Aim: Copy everything in the data below exactly except the pictures.

Material provided:

+ + + +

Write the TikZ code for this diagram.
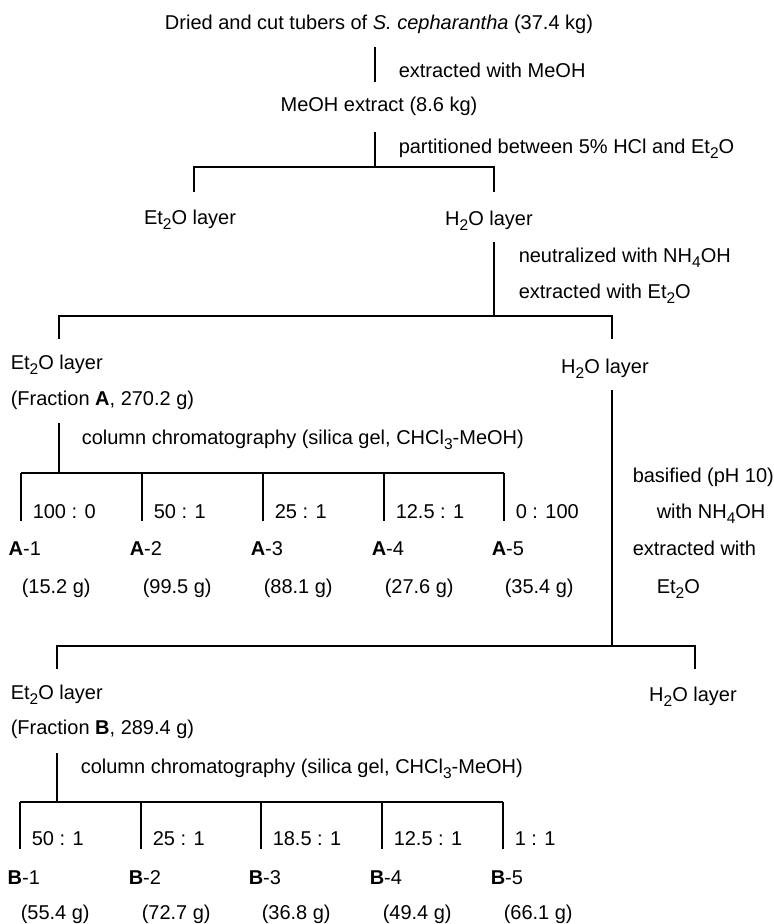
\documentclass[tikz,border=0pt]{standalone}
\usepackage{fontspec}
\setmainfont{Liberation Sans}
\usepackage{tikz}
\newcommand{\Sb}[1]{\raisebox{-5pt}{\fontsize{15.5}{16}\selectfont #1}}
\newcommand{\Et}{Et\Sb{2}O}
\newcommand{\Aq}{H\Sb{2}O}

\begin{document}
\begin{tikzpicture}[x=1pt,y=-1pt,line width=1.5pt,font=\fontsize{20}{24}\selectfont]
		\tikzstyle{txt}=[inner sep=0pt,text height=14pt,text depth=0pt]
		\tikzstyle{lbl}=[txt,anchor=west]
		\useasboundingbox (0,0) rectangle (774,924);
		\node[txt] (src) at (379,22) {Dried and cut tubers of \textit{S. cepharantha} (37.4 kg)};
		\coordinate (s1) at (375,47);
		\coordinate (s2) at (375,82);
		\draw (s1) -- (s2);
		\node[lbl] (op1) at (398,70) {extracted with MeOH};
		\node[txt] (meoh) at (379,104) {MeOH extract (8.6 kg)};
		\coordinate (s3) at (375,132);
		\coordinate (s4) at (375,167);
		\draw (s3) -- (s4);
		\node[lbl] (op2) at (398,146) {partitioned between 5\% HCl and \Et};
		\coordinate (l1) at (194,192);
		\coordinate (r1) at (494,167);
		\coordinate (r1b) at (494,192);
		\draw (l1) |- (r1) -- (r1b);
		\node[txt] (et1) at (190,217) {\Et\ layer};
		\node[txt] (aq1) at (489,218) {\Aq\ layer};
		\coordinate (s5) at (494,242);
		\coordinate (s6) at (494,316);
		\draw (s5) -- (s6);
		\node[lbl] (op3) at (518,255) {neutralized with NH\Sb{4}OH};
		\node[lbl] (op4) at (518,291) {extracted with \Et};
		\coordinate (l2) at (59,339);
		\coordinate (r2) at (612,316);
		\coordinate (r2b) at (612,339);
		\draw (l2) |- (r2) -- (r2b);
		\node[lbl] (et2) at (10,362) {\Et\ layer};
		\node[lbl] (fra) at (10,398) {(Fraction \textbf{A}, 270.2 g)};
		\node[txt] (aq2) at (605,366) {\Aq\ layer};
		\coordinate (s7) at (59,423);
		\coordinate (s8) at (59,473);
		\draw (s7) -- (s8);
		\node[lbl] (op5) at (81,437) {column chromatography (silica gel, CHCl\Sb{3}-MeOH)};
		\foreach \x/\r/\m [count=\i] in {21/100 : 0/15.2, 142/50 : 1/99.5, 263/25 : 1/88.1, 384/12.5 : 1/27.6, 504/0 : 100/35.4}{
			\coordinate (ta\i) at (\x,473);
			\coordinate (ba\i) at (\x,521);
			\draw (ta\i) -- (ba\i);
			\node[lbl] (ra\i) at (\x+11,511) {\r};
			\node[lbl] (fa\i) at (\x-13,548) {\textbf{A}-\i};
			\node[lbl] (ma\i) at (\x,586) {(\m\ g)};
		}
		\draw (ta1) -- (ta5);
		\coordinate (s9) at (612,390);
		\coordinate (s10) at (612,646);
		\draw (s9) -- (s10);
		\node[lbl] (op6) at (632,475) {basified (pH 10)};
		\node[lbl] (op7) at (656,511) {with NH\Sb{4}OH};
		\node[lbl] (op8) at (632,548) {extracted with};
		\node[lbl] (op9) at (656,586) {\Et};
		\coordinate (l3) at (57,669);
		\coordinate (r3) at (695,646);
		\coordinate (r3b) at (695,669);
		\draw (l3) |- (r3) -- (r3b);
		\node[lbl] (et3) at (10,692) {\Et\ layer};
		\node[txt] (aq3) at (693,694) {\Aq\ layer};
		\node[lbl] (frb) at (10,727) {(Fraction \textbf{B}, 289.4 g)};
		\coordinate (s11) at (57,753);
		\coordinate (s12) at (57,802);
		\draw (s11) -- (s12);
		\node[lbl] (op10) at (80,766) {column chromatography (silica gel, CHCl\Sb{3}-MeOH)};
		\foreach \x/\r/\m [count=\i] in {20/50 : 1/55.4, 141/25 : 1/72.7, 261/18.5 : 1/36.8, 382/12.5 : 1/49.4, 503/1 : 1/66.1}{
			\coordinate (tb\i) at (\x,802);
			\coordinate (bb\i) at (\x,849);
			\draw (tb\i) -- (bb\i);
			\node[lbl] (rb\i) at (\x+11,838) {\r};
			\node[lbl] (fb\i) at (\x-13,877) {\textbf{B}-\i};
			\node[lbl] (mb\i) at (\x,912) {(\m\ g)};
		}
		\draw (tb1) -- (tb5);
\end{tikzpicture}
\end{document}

+ + + +

Result of the task:
Write the TikZ code for this diagram.
\documentclass[tikz,border=0pt]{standalone}
\usepackage{fontspec}
\setmainfont{Liberation Sans}
\usepackage{tikz}
\newcommand{\Sb}[1]{\raisebox{-5pt}{\fontsize{15.5}{16}\selectfont #1}}
\newcommand{\Et}{Et\Sb{2}O}
\newcommand{\Aq}{H\Sb{2}O}

\begin{document}
\begin{tikzpicture}[x=1pt,y=-1pt,line width=1.5pt,font=\fontsize{20}{24}\selectfont]
		\tikzstyle{txt}=[inner sep=0pt,text height=14pt,text depth=0pt]
		\tikzstyle{lbl}=[txt,anchor=west]
		\useasboundingbox (0,0) rectangle (774,924);
		\node[txt] (src) at (379,22) {Dried and cut tubers of \textit{S. cepharantha} (37.4 kg)};
		\coordinate (s1) at (375,47);
		\coordinate (s2) at (375,82);
		\draw (s1) -- (s2);
		\node[lbl] (op1) at (398,70) {extracted with MeOH};
		\node[txt] (meoh) at (379,104) {MeOH extract (8.6 kg)};
		\coordinate (s3) at (375,132);
		\coordinate (s4) at (375,167);
		\draw (s3) -- (s4);
		\node[lbl] (op2) at (398,146) {partitioned between 5\% HCl and \Et};
		\coordinate (l1) at (194,192);
		\coordinate (r1) at (494,167);
		\coordinate (r1b) at (494,192);
		\draw (l1) |- (r1) -- (r1b);
		\node[txt] (et1) at (190,217) {\Et\ layer};
		\node[txt] (aq1) at (489,218) {\Aq\ layer};
		\coordinate (s5) at (494,242);
		\coordinate (s6) at (494,316);
		\draw (s5) -- (s6);
		\node[lbl] (op3) at (518,255) {neutralized with NH\Sb{4}OH};
		\node[lbl] (op4) at (518,291) {extracted with \Et};
		\coordinate (l2) at (59,339);
		\coordinate (r2) at (612,316);
		\coordinate (r2b) at (612,339);
		\draw (l2) |- (r2) -- (r2b);
		\node[lbl] (et2) at (10,362) {\Et\ layer};
		\node[lbl] (fra) at (10,398) {(Fraction \textbf{A}, 270.2 g)};
		\node[txt] (aq2) at (605,366) {\Aq\ layer};
		\coordinate (s7) at (59,423);
		\coordinate (s8) at (59,473);
		\draw (s7) -- (s8);
		\node[lbl] (op5) at (81,437) {column chromatography (silica gel, CHCl\Sb{3}-MeOH)};
		\foreach \x/\r/\m [count=\i] in {21/100 : 0/15.2, 142/50 : 1/99.5, 263/25 : 1/88.1, 384/12.5 : 1/27.6, 504/0 : 100/35.4}{
			\coordinate (ta\i) at (\x,473);
			\coordinate (ba\i) at (\x,521);
			\draw (ta\i) -- (ba\i);
			\node[lbl] (ra\i) at (\x+11,511) {\r};
			\node[lbl] (fa\i) at (\x-13,548) {\textbf{A}-\i};
			\node[lbl] (ma\i) at (\x,586) {(\m\ g)};
		}
		\draw (ta1) -- (ta5);
		\coordinate (s9) at (612,390);
		\coordinate (s10) at (612,646);
		\draw (s9) -- (s10);
		\node[lbl] (op6) at (632,475) {basified (pH 10)};
		\node[lbl] (op7) at (656,511) {with NH\Sb{4}OH};
		\node[lbl] (op8) at (632,548) {extracted with};
		\node[lbl] (op9) at (656,586) {\Et};
		\coordinate (l3) at (57,669);
		\coordinate (r3) at (695,646);
		\coordinate (r3b) at (695,669);
		\draw (l3) |- (r3) -- (r3b);
		\node[lbl] (et3) at (10,692) {\Et\ layer};
		\node[txt] (aq3) at (693,694) {\Aq\ layer};
		\node[lbl] (frb) at (10,727) {(Fraction \textbf{B}, 289.4 g)};
		\coordinate (s11) at (57,753);
		\coordinate (s12) at (57,802);
		\draw (s11) -- (s12);
		\node[lbl] (op10) at (80,766) {column chromatography (silica gel, CHCl\Sb{3}-MeOH)};
		\foreach \x/\r/\m [count=\i] in {20/50 : 1/55.4, 141/25 : 1/72.7, 261/18.5 : 1/36.8, 382/12.5 : 1/49.4, 503/1 : 1/66.1}{
			\coordinate (tb\i) at (\x,802);
			\coordinate (bb\i) at (\x,849);
			\draw (tb\i) -- (bb\i);
			\node[lbl] (rb\i) at (\x+11,838) {\r};
			\node[lbl] (fb\i) at (\x-13,877) {\textbf{B}-\i};
			\node[lbl] (mb\i) at (\x,912) {(\m\ g)};
		}
		\draw (tb1) -- (tb5);
\end{tikzpicture}
\end{document}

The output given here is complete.